La alegría de la Cruz debe volver a nuestras calles (I)

La Caída, de Francisco Salzillo. Paso de la cofradía Nuestro Padre Jesús Nazareno

A primera vista podría parecer una insensatez hablar de la cruz como algo positivo, menos aún darle una connotación de alegría. Sin embargo, para un católico que tenga plena conciencia del significado y alcance que tiene la cruz de Jesucristo, sucede todo lo contrario.

En el leño de la cruz quiso poner Dios todopoderoso la salvación del género humano, «para que de donde se había originado la muerte, de allí naciese la vida; y el que en un árbol venciera, en otro árbol fuese vencido por Cristo nuestro Señor» (prefacio de la Cruz, misal romano).

Son palabras que afirman la gran verdad de nuestra Religión y que dan plenitud y trascendencia a nuestra existencia, pues no debemos olvidar el valor salvífico y redentor de la cruz.

Hace unos días lo comentaba un amigo sacerdote, que a veces, por el luto y la tristeza que impregnan los oficios litúrgicos y las tradiciones religiosas de estos días, corremos el riesgo de olvidar esta dimensión victoriosa de la cruz.

La cruz no debe ser vista como un signo de derrota sino de victoria, pues fue el mismo Viernes Santo cuando Cristo venció al demonio y al mundo, aunque el día que los cristianos celebramos con mayor júbilo sea el Domingo de Resurrección.

Todo esto ha calado muy hondo en el pueblo español, que tiene como elemento principal de su constitución histórica la fe católica.

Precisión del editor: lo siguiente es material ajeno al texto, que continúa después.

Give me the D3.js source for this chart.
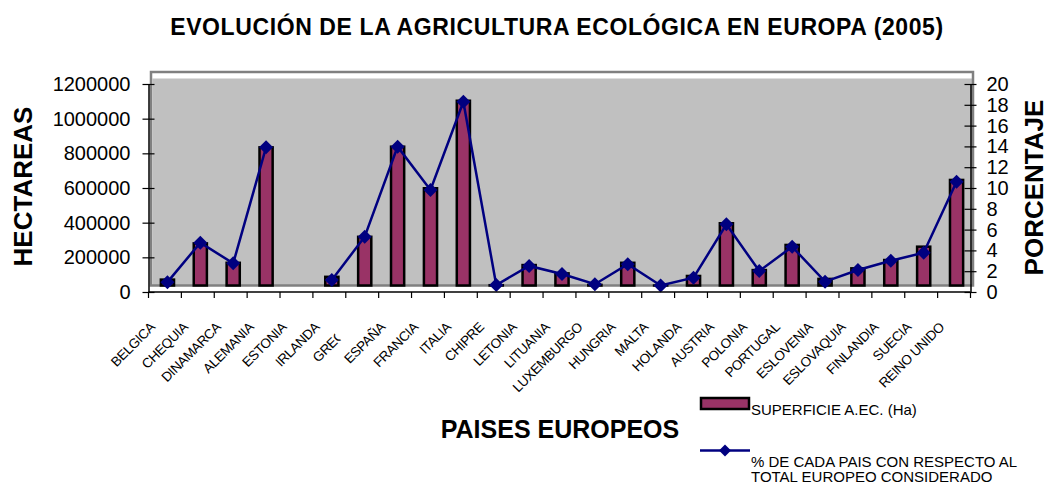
<!DOCTYPE html>
<html>
<head>
<meta charset="utf-8">
<script src="https://cdn.jsdelivr.net/npm/d3@7"></script>
<style>
  body { margin: 0; background: #ffffff; }
  svg { display: block; font-family: "Liberation Sans", Arial, sans-serif; }
</style>
</head>
<body>
<svg id="chart" width="1048" height="485"></svg>
<script>
// data
var paises = ["BELGICA", "CHEQUIA", "DINAMARCA", "ALEMANIA", "ESTONIA", "IRLANDA", "GRECIA",
    "ESPAÑA", "FRANCIA", "ITALIA", "CHIPRE", "LETONIA", "LITUANIA", "LUXEMBURGO", "HUNGRIA",
    "MALTA", "HOLANDA", "AUSTRIA", "POLONIA", "PORTUGAL", "ESLOVENIA", "ESLOVAQUIA",
    "FINLANDIA", "SUECIA", "REINO UNIDO"];
var superficie = [34000, 243000, 131000, 797000, null, 50000, 281000,
    801000, 561000, 1066000, 1700, 118000, 70000, 3600, 131000,
    14, 55000, 359000, 89000, 234000, 38000, 99000,
    147000, 224000, 609000];
var porcentaje = [0.32, 4.12, 2.13, 13.29, null, 0.53, 4.69,
    13.35, 9.18, 17.67, 0.05, 1.88, 1.11, 0.12, 2.04,
    0.0, 0.75, 5.88, 1.39, 3.73, 0.37, 1.49,
    2.38, 3.15, 9.98];
var ticksHa = [0, 200000, 400000, 600000, 800000, 1000000, 1200000];
var ticksPct = [0, 2, 4, 6, 8, 10, 12, 14, 16, 18, 20];

var axis_left = 148.5, axis_right = 970.5, axis_top = 84, axis_bottom = 292;
var depth_x = 2.5, depth_y = -6.5;
var bar_color = "#993366", line_color = "#000080";
var tickFont = 20;

var svg = d3.select("#chart");

var x = d3.scaleBand().domain(paises).range([axis_left, axis_right]).padding(0);
var yHa = d3.scaleLinear().domain([0, 1200000]).range([axis_bottom, axis_top]);
var yPct = d3.scaleLinear().domain([0, 20]).range([axis_bottom, axis_top]);

// Title
svg.append("text")
    .text("EVOLUCIÓN DE LA AGRICULTURA ECOLÓGICA EN EUROPA (2005)")
    .attr("x", 557)
    .attr("y", 35)
    .attr("text-anchor", "middle")
    .attr("font-size", 23)
    .attr("letter-spacing", 0.6)
    .attr("font-weight", "bold");

// Plot area (drawn with the little depth offset Excel uses)
var plot = svg.append("g").attr("transform", "translate(" + depth_x + "," + depth_y + ")");
plot.append("rect")
    .attr("x", axis_left + 1.5)
    .attr("y", axis_top + 1)
    .attr("width", axis_right - axis_left - 1.5)
    .attr("height", axis_bottom - axis_top - 1)
    .attr("fill", "#c0c0c0");
plot.append("rect")
    .attr("x", axis_left)
    .attr("y", axis_top - 5.5)
    .attr("width", axis_right - axis_left)
    .attr("height", axis_bottom - axis_top + 5.5)
    .attr("fill", "none")
    .attr("stroke", "#808080")
    .attr("stroke-width", 2.5);

// Bars
var barW = x.bandwidth() * 0.40;
plot.selectAll("rect.bar")
    .data(paises.map(function(p, i){ return {pais: p, v: superficie[i]}; })
        .filter(function(d){ return d.v != null; }))
    .enter()
    .append("rect")
    .attr("class", "bar")
    .attr("x", function(d){ return x(d.pais) + x.bandwidth() / 2 - barW / 2; })
    .attr("y", function(d){ return yHa(d.v); })
    .attr("width", barW)
    .attr("height", function(d){ return yHa(0) - yHa(d.v); })
    .attr("fill", bar_color)
    .attr("stroke", "#000000")
    .attr("stroke-width", 2.5);

// Line
var pts = paises.map(function(p, i){ return {pais: p, v: porcentaje[i]}; });
var line = d3.line()
    .defined(function(d){ return d.v != null; })
    .x(function(d){ return x(d.pais) + x.bandwidth() / 2; })
    .y(function(d){ return yPct(d.v); });
plot.append("path")
    .datum(pts)
    .attr("d", line)
    .attr("fill", "none")
    .attr("stroke", line_color)
    .attr("stroke-width", 2.5);

var diamond = "M0,-7L7,0L0,7L-7,0Z";
plot.selectAll("path.marker")
    .data(pts.filter(function(d){ return d.v != null; }))
    .enter()
    .append("path")
    .attr("class", "marker")
    .attr("d", diamond)
    .attr("transform", function(d){
        return "translate(" + (x(d.pais) + x.bandwidth() / 2) + "," + yPct(d.v) + ")";
    })
    .attr("fill", line_color);

// Axis left
var gLeft = svg.append("g")
    .attr("transform", "translate(" + axis_left + ",0)")
    .call(d3.axisLeft(yHa).tickValues(ticksHa).tickFormat(d3.format("d")).tickSizeOuter(0));
gLeft.select(".domain").attr("stroke", "#000").attr("stroke-width", 1.5);
gLeft.selectAll(".tick line").attr("x1", -6).attr("x2", 6).attr("stroke-width", 1.2);
gLeft.selectAll(".tick text")
    .attr("x", -18)
    .attr("font-size", tickFont)
    .attr("font-family", "Liberation Sans, Arial, sans-serif")
    .attr("fill", "#000");

// Axis right
var gRight = svg.append("g")
    .attr("transform", "translate(" + axis_right + ",0)")
    .call(d3.axisRight(yPct).tickValues(ticksPct).tickSizeOuter(0));
gRight.select(".domain").attr("stroke", "#000").attr("stroke-width", 1.5);
gRight.selectAll(".tick line").attr("x1", -6).attr("x2", 6).attr("stroke-width", 1.2);
gRight.selectAll(".tick text")
    .attr("x", 16)
    .attr("font-size", tickFont)
    .attr("font-family", "Liberation Sans, Arial, sans-serif")
    .attr("fill", "#000");

// Axis bottom: ticks between categories, labels slanted
var gBottom = svg.append("g");
gBottom.append("line")
    .attr("x1", axis_left).attr("x2", axis_right)
    .attr("y1", axis_bottom).attr("y2", axis_bottom)
    .attr("stroke", "#000").attr("stroke-width", 1.5);
var bounds = paises.map(function(p){ return x(p); }).concat([axis_right]);
gBottom.selectAll("line.tk")
    .data(bounds)
    .enter()
    .append("line")
    .attr("class", "tk")
    .attr("x1", function(d){ return d; }).attr("x2", function(d){ return d; })
    .attr("y1", axis_bottom).attr("y2", axis_bottom + 6)
    .attr("stroke", "#000").attr("stroke-width", 1.2);

var labels = gBottom.selectAll("g.lab")
    .data(paises)
    .enter()
    .append("g")
    .attr("class", "lab")
    .attr("transform", function(d){
        return "translate(" + (x(d) + x.bandwidth() / 2 - 9) + "," + (axis_bottom + 36) + ") rotate(-45)";
    })
    .append("text")
    .text(function(d){ return d; })
    .attr("text-anchor", "end")
    .attr("font-size", 13.5)
    .attr("letter-spacing", -0.4);

// GRECIA label is cut short in the original
var defs = svg.append("defs");
labels.filter(function(d){ return d == "GRECIA"; }).each(function(){
    var total = this.getComputedTextLength();
    var keep = this.getSubStringLength(0, 3) + 0.45 * this.getSubStringLength(3, 1);
    defs.append("clipPath").attr("id", "clipGre")
        .append("rect")
        .attr("x", -total - 10).attr("y", -20)
        .attr("width", keep + 10).attr("height", 30);
    d3.select(this).attr("clip-path", "url(#clipGre)");
});

// Axis titles
svg.append("text")
    .text("HECTAREAS")
    .attr("transform", "translate(32,186.5) rotate(-90)")
    .attr("text-anchor", "middle")
    .attr("font-size", 26)
    .attr("font-weight", "bold");
svg.append("text")
    .text("PORCENTAJE")
    .attr("transform", "translate(1043,187.5) rotate(-90)")
    .attr("text-anchor", "middle")
    .attr("font-size", 26)
    .attr("font-weight", "bold");
svg.append("text")
    .text("PAISES EUROPEOS")
    .attr("x", 560)
    .attr("y", 438)
    .attr("text-anchor", "middle")
    .attr("font-size", 25)
    .attr("font-weight", "bold");

// Legend
var legend = svg.append("g");
legend.append("rect")
    .attr("x", 701).attr("y", 398)
    .attr("width", 48).attr("height", 11)
    .attr("fill", bar_color)
    .attr("stroke", "#000").attr("stroke-width", 2.5);
legend.append("text")
    .text("SUPERFICIE A.EC. (Ha)")
    .attr("x", 751).attr("y", 415)
    .attr("font-size", 15);
legend.append("line")
    .attr("x1", 700).attr("x2", 750)
    .attr("y1", 450.5).attr("y2", 450.5)
    .attr("stroke", line_color).attr("stroke-width", 2.5);
legend.append("path")
    .attr("d", "M0,-6L6,0L0,6L-6,0Z")
    .attr("transform", "translate(725,450.5)")
    .attr("fill", line_color);
legend.append("text")
    .text("% DE CADA PAIS CON RESPECTO AL")
    .attr("x", 751).attr("y", 467)
    .attr("font-size", 15);
legend.append("text")
    .text("TOTAL EUROPEO CONSIDERADO")
    .attr("x", 751).attr("y", 482)
    .attr("font-size", 15);
</script>
</body>
</html>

Quienes hemos recibido esa valiosa herencia de ser católicos españoles hemos podido llegar a esas verdades a través de las tradiciones y costumbres de nuestra religiosidad popular, pues en todas sus expresiones se palpa ese sentimiento, mezcla de tristeza y alegría.

Quien escribe estas líneas ha mamado desde niño ese mundo de nazarenos y procesiones, de besapiés, quinarios y traslados. Personalmente, no entiendo la Semana Santa sin estos rituales populares, que cada primavera inundan las calles de nuestros pueblos. La Semana Santa suena a tambores y a cornetas, a las saetas que se cantan desde los balcones a Jesús Nazareno y la Madre Dolorosa, y huele a incienso y azahar, a torrijas y a pestiños.

Y son esas filas de penitentes que llenan la ciudad, cargando sus cruces y caminando descalzos, y los balcones engalanados con los estandartes de las cofradías y hermandades, los faroles encendidos en mitad de la noche del silencio o el sol que asoma en la madrugá del Viernes Santo, y por supuesto las bellas imágenes de Salzillo, Gregorio Fernández, Nicolás de Bussy…. Y, por qué no decirlo también, en estos tiempos: el murmullo de la gente que se agolpa en calles y plazas, ese ambiente festivo y alegre, ese ritmo que hace que toda la actividad de un pueblo gire alrededor del acontecimiento central de nuestra civilización y de nuestra historia.